Hi - just to pile on to what Christian already said...  IP-based discovery PLUS Cloud Discovery is needed to get the full IT picture of the cloud ecosystem.  This point is not very well communicated (in my humble opinion) on the docs and material.   The cloud discovery implies that it gets 'everything'.  Inaccurate.... and can be puzzling.  Read on:

  1. Cloud API discovery gets the Azure/AWS/etc ecosystem.  Like data center, virtual network definitions, image definitions etc.   It does NOT get running VM's, the OS details on the VM, running processes, active IP connections,etc..  
  2. IP-based discovery (traditional, horizontal disco) is still need to interrogate (scan) the infrastructure machines running in the cloud to get VM machine details, processes, etc.. the os-level attributes.

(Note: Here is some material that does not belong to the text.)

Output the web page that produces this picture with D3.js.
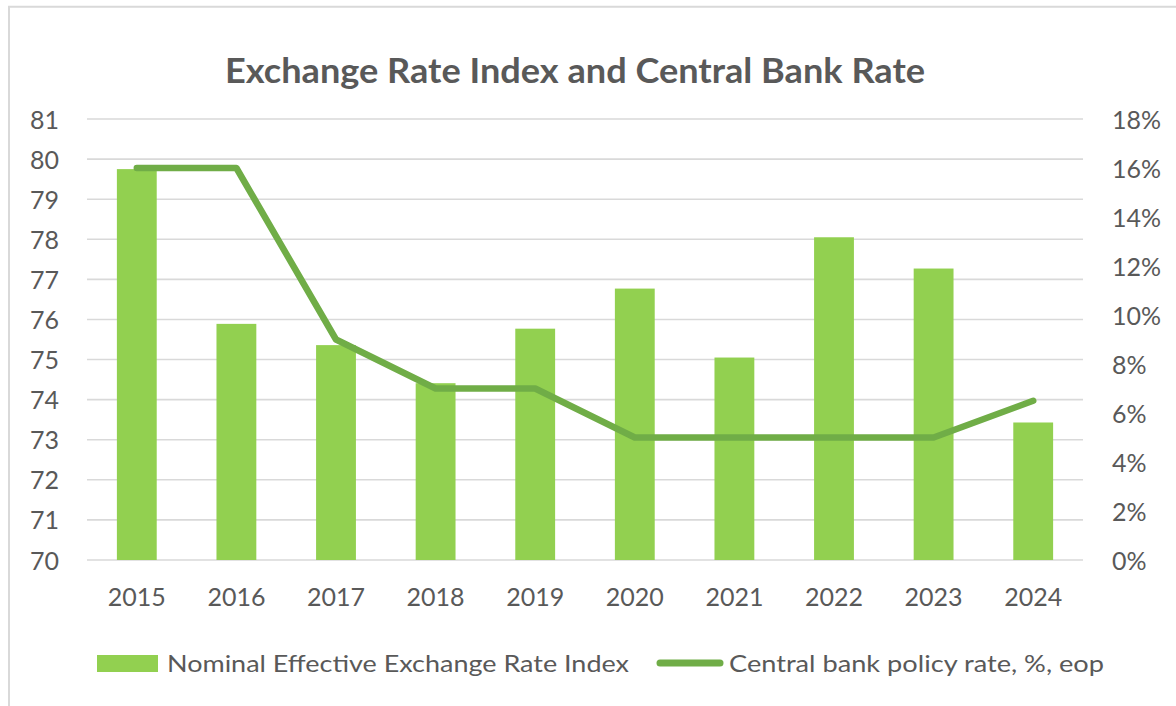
<!DOCTYPE html>
<html>
<head>
<meta charset="utf-8">
<script src="https://cdn.jsdelivr.net/npm/d3@7"></script>
<style>
  html, body { margin: 0; padding: 0; background: #ffffff; }
  svg { display: block; }
  text { font-family: Lato, "Open Sans", sans-serif; fill: #595959; }
</style>
</head>
<body>
<svg id="chart" width="1176" height="706"></svg>
<script>
// Yearly categories
const years = ["2015", "2016", "2017", "2018", "2019", "2020", "2021", "2022", "2023", "2024"];
// Nominal effective exchange rate index (left axis)
const neerIndex = [79.75, 75.89, 75.36, 74.41, 75.77, 76.77, 75.05, 78.05, 77.27, 73.43];
// Central bank policy rate, % end of period (right axis)
const policyRate = [16, 16, 9, 7, 7, 5, 5, 5, 5, 6.5];
// Axis ticks
const leftTicks = [70, 71, 72, 73, 74, 75, 76, 77, 78, 79, 80, 81];
const rightTicks = [0, 2, 4, 6, 8, 10, 12, 14, 16, 18];

const title = "Exchange Rate Index and Central Bank Rate";
const barLabel = "Nominal Effective Exchange Rate Index";
const lineLabel = "Central bank policy rate, %, eop";

const barColor = "#92D050";
const lineColor = "#70AD47";
const gridColor = "#D9D9D9";

const svg = d3.select("#chart");

// outer frame (only the top and left edges fall inside the view)
svg.append("path")
  .attr("d", "M9,712V6.8H1182")
  .attr("fill", "none")
  .attr("stroke", gridColor)
  .attr("stroke-width", 2);

const plot = { left: 87, right: 1083, top: 119, bottom: 560 };

const x = d3.scaleBand()
  .domain(years)
  .range([plot.left, plot.right])
  .paddingInner(0.6)
  .paddingOuter(0.3);

const yLeft = d3.scaleLinear().domain([70, 81]).range([plot.bottom, plot.top]);
const yRight = d3.scaleLinear().domain([0, 18]).range([plot.bottom, plot.top]);

// title
svg.append("text")
  .attr("x", 225)
  .attr("y", 83)
  .attr("textLength", 700)
  .attr("lengthAdjust", "spacingAndGlyphs")
  .style("font-size", "34px")
  .style("font-weight", "bold")
  .text(title);

// horizontal gridlines
svg.append("g")
  .selectAll("line")
  .data(leftTicks)
  .join("line")
  .attr("x1", plot.left)
  .attr("x2", plot.right)
  .attr("y1", d => yLeft(d))
  .attr("y2", d => yLeft(d))
  .attr("stroke", gridColor)
  .attr("stroke-width", 1.6);

// left axis labels
const leftAxis = d3.axisLeft(yLeft).tickValues(leftTicks).tickSize(0).tickPadding(0);
svg.append("g")
  .attr("transform", "translate(59,0)")
  .call(leftAxis)
  .call(g => g.select(".domain").remove())
  .call(g => g.selectAll("text")
    .attr("x", 0)
    .attr("dy", "0.36em")
    .style("font-size", "25px")
    .style("font-family", "Lato, 'Open Sans', sans-serif")
    .attr("fill", "#595959"));

// right axis labels
const rightAxis = d3.axisRight(yRight).tickValues(rightTicks).tickSize(0).tickPadding(0)
  .tickFormat(d => d + "%");
svg.append("g")
  .attr("transform", "translate(1112,0)")
  .call(rightAxis)
  .call(g => g.select(".domain").remove())
  .call(g => g.selectAll("text")
    .attr("x", 0)
    .attr("dy", "0.36em")
    .style("font-size", "25px")
    .style("font-family", "Lato, 'Open Sans', sans-serif")
    .attr("fill", "#595959"));

// category axis labels
const bottomAxis = d3.axisBottom(x).tickSize(0).tickPadding(0);
svg.append("g")
  .attr("transform", "translate(0,606)")
  .call(bottomAxis)
  .call(g => g.select(".domain").remove())
  .call(g => g.selectAll("text")
    .attr("y", 0)
    .attr("dy", 0)
    .style("font-size", "25px")
    .style("font-family", "Lato, 'Open Sans', sans-serif")
    .attr("fill", "#595959"));

// bars
svg.append("g")
  .selectAll("rect")
  .data(years.map((yr, i) => ({ yr, v: neerIndex[i] })))
  .join("rect")
  .attr("x", d => x(d.yr))
  .attr("width", x.bandwidth())
  .attr("y", d => yLeft(d.v))
  .attr("height", d => yLeft(70) - yLeft(d.v))
  .attr("fill", barColor);

// policy rate line
const line = d3.line()
  .x(d => x(d.yr) + x.bandwidth() / 2)
  .y(d => yRight(d.v));
svg.append("path")
  .datum(years.map((yr, i) => ({ yr, v: policyRate[i] })))
  .attr("d", line)
  .attr("fill", "none")
  .attr("stroke", lineColor)
  .attr("stroke-width", 6.5)
  .attr("stroke-linecap", "round")
  .attr("stroke-linejoin", "round");

// legend
const legend = svg.append("g");
legend.append("rect")
  .attr("x", 97).attr("y", 655)
  .attr("width", 61).attr("height", 17)
  .attr("fill", barColor);
legend.append("text")
  .attr("x", 167).attr("y", 672)
  .attr("textLength", 462)
  .attr("lengthAdjust", "spacingAndGlyphs")
  .style("font-size", "24px")
  .text(barLabel);
legend.append("line")
  .attr("x1", 660).attr("x2", 720)
  .attr("y1", 663).attr("y2", 663)
  .attr("stroke", lineColor)
  .attr("stroke-width", 7)
  .attr("stroke-linecap", "round");
legend.append("text")
  .attr("x", 729).attr("y", 672)
  .attr("textLength", 375)
  .attr("lengthAdjust", "spacingAndGlyphs")
  .style("font-size", "24px")
  .text(lineLabel);
</script>
</body>
</html>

Then when both perspectives (API + IP) are discovered and reflected in the CMDB, the SN platform auto-magically <grin> build relationships between cloud stuff and VM stuff, to provide a more comprehensive view (relations, etc.)

Hope this helps?

chuckm
Giga Guru

To add to christianmalone and Dave Hertel, a visual representation of API cloud discovery and IP based discovery (Horizontal discovery).  The Windows Server CI (created by Horizontal Discovery) and the Virtual Machine Instance CI (created by Cloud Discovery).  When both are discovered the Virtualized by:: Virtualizes relationships is automatically created between both CIs.

find_real_file.png

Community articles that provide more details on Cloud Discovery verses Horizontal Discovery

AWS Host Based Discovery

AWS Discovery

calebc
Giga Contributor

According to AWS Discovery (thanks for the link), the relationship is based on the matching the values of object_id in both CIs. Are you able to identify what property in Windows it's using for object_id?

I've got IP and cloud discovery working in AWS and no relationships between the guest OS CIs (windows server) and the corresponding virtual machine instance.